Count the lines in the records below that contain the word "this", and give only that number.
START Working data
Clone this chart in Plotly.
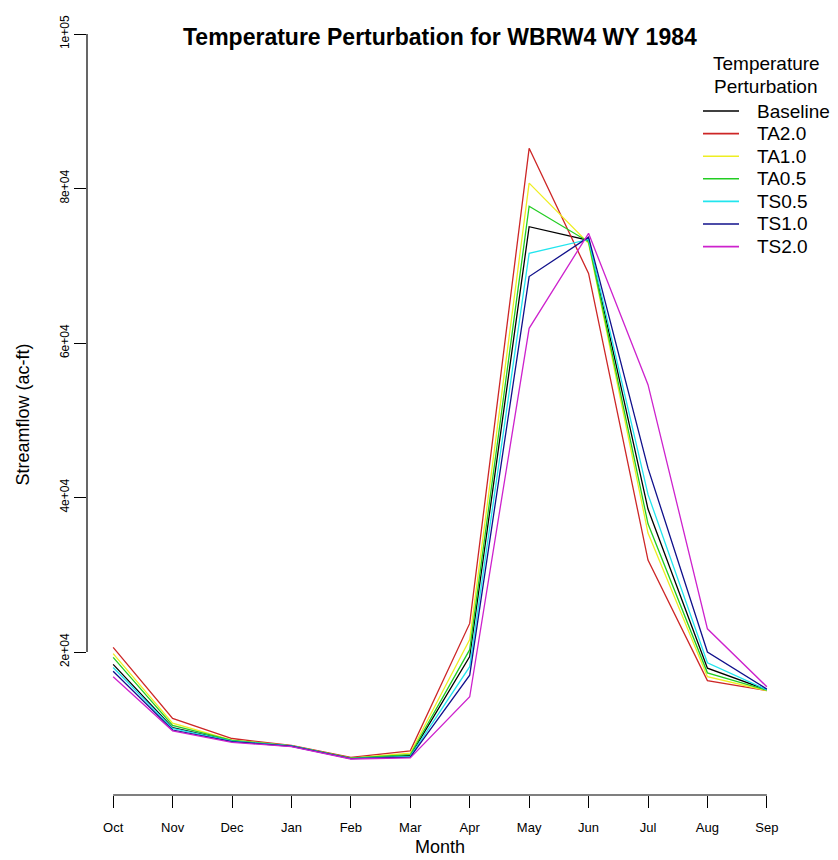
END Working data
START Working data
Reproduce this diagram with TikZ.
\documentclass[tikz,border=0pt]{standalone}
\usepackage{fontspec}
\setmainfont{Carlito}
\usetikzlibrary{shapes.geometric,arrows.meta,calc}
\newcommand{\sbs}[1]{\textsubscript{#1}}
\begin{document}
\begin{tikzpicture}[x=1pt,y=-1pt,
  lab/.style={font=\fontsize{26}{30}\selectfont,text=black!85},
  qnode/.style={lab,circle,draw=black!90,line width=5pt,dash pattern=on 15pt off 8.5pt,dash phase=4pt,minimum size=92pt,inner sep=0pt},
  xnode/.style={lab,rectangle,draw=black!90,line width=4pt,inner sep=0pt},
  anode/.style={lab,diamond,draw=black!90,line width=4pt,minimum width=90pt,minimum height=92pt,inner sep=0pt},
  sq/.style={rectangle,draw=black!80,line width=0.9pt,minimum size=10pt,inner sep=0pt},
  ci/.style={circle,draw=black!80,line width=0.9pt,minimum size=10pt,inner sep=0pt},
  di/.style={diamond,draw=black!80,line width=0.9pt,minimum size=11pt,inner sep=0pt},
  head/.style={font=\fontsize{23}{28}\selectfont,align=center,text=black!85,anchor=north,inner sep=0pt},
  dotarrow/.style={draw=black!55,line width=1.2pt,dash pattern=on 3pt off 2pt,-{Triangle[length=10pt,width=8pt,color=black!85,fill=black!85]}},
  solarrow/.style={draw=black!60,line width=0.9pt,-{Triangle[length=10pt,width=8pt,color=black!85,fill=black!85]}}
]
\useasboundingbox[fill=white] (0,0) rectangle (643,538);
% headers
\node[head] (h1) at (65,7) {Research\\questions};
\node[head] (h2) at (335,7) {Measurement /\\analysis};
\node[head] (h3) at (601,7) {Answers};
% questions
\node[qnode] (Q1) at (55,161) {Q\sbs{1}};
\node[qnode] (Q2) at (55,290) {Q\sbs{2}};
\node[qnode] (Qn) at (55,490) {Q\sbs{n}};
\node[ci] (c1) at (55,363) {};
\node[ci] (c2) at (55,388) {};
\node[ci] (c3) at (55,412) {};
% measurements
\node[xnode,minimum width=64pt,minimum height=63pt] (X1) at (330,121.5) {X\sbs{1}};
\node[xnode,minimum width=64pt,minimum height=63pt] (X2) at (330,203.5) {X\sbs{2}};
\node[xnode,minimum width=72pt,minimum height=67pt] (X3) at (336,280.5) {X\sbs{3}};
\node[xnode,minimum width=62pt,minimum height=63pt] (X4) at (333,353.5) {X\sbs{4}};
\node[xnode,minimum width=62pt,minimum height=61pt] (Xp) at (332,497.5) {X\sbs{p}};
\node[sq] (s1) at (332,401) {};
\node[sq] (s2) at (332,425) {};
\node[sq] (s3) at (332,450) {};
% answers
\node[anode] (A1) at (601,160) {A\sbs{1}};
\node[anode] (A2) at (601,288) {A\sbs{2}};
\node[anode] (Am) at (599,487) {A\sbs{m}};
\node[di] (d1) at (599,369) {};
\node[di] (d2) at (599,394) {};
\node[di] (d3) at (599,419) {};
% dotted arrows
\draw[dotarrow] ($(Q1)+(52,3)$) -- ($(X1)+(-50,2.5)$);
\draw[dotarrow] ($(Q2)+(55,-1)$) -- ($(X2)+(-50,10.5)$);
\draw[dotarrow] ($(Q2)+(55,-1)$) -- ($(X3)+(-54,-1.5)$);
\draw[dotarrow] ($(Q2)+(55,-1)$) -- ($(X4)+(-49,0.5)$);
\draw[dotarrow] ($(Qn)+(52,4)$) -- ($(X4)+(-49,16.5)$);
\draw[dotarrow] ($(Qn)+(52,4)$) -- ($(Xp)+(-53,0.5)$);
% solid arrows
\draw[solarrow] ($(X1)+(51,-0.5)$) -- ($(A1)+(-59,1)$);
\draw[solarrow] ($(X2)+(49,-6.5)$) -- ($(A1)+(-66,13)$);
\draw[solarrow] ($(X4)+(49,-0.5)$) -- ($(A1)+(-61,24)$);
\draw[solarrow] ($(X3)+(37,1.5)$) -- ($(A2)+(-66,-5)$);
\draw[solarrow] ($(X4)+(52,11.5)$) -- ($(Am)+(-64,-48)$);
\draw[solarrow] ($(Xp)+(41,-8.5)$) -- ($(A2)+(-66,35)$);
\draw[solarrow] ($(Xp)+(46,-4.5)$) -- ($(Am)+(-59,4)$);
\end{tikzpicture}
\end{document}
END Working data
* _Task answer_:
2